# rose bubble and mushrooms in bad shape



## ltownsalty (Oct 3, 2009)

I just woke up to find my rose bubble anemone very limp and stretched out as far as I've seen it yet. My LFS doesn't open for another 3 hours and i'm afraid it's dying. it's got white marks on it like it's losing all it's color. I just recently started supplementing with trace elements and feeding it cyclops twice a week. Could I be overfeeding/underfeeding it, too much trace elements? My ammonia, nitrites, and nitrates are all at 0, pH is right at 8.2, specific gravity of 1.024, with a temp of 80.5. 

I've got a 36 gallon that's running a sea clone protein skimmer, fluval canister filter rated for up to 75 gallons, fluval heater, and a marineland powerhead. Currently running 96 watts from a t5 setup. tank has been up for about a month and a half and currently have:

3 pink skunk clownfish (all under an inch)
1 fire shrimp
2 hermits
1 emerald crab
1 long tentacle anemone
1 rose bubble anemone
1 rabbit ear leather coral
30 lbs live rock
2 inches live sand

Anemones are on seperate sides of the tank so I've been able to rule out stinging each other for the nems, but my shrooms have been reproducing like crazy for the last two weeks since I put them in the tank, now they've just shriveled up and look like they wanna die. Any help would be awesome, thank you!
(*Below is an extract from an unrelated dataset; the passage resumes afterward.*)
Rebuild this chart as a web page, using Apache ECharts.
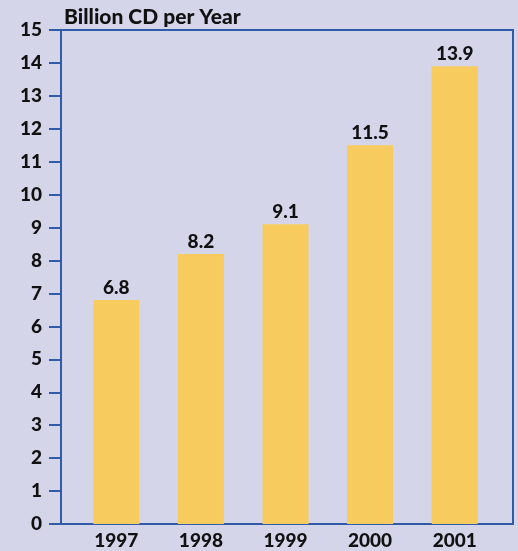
<!DOCTYPE html>
<html><head><meta charset="utf-8">
<script src="https://cdn.jsdelivr.net/npm/echarts@6/dist/echarts.min.js"></script>
<style>html,body{margin:0;padding:0;background:#d5d5ea;}#c{width:518px;height:551px;}</style>
</head><body><div id="c"></div>
<script>
var categories = ['1997', '1998', '1999', '2000', '2001'];
var values = [6.8, 8.2, 9.1, 11.5, 13.9];
var valueLabels = ['6.8', '8.2', '9.1', '11.5', '13.9'];
var yTitle = 'Billion CD per Year';

var FONT = 'Lato';
var W = 900;
var BLUE = '#2f5ba8';
var chart = echarts.init(document.getElementById('c'));
chart.setOption({
  backgroundColor: '#d5d5ea',
  animation: false,
  title: {
    text: yTitle, left: 59, top: 2,
    textStyle: {fontFamily: FONT, fontWeight: W, fontSize: 21, color: '#111'}
  },
  grid: [
    {left: 61, right: 5, top: 30, bottom: 27, show: true, borderColor: BLUE, borderWidth: 2, backgroundColor: 'transparent'},
    {left: 74, right: 21, top: 30, bottom: 27}
  ],
  xAxis: [
    {type: 'value', gridIndex: 0, min: 0, max: 1, show: false},
    {type: 'category', gridIndex: 1, data: categories,
     axisLine: {show: false}, axisTick: {show: false},
     axisLabel: {fontFamily: FONT, fontWeight: W, fontSize: 19, color: '#111', margin: 7}}
  ],
  yAxis: [
    {type: 'value', gridIndex: 0, min: 0, max: 15, interval: 1,
     axisLine: {show: true, lineStyle: {color: BLUE, width: 2}},
     axisTick: {show: true, inside: false, length: 12, lineStyle: {color: BLUE, width: 2}},
     splitLine: {show: false},
     axisLabel: {fontFamily: FONT, fontWeight: W, fontSize: 19, color: '#111', margin: 19}},
    {type: 'value', gridIndex: 1, min: 0, max: 15, show: false, splitLine: {show: false}}
  ],
  series: [{
    type: 'bar', xAxisIndex: 1, yAxisIndex: 1, barWidth: 46,
    data: values,
    itemStyle: {color: '#f7cb5d'},
    label: {show: true, position: 'top', distance: 3,
      formatter: function (p) { return valueLabels[p.dataIndex]; },
      fontFamily: FONT, fontWeight: W, fontSize: 19, color: '#111'}
  }]
});
</script></body></html>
I have noticed a dramatic increase in the amount of aiptasia in the tank and am trying to get rid of it.

Be gentle please, I'm still a noob


----------



## Billythefish (Feb 24, 2009)

All i can say that may help is shrooms dont like fluctuating temperatures one bit neither do BTA. so if your test kits are reliable then fluctuating temperature would be my best bet.


----------



## ladyonyx (Apr 20, 2009)

How are your anemones and mushrooms doing?


----------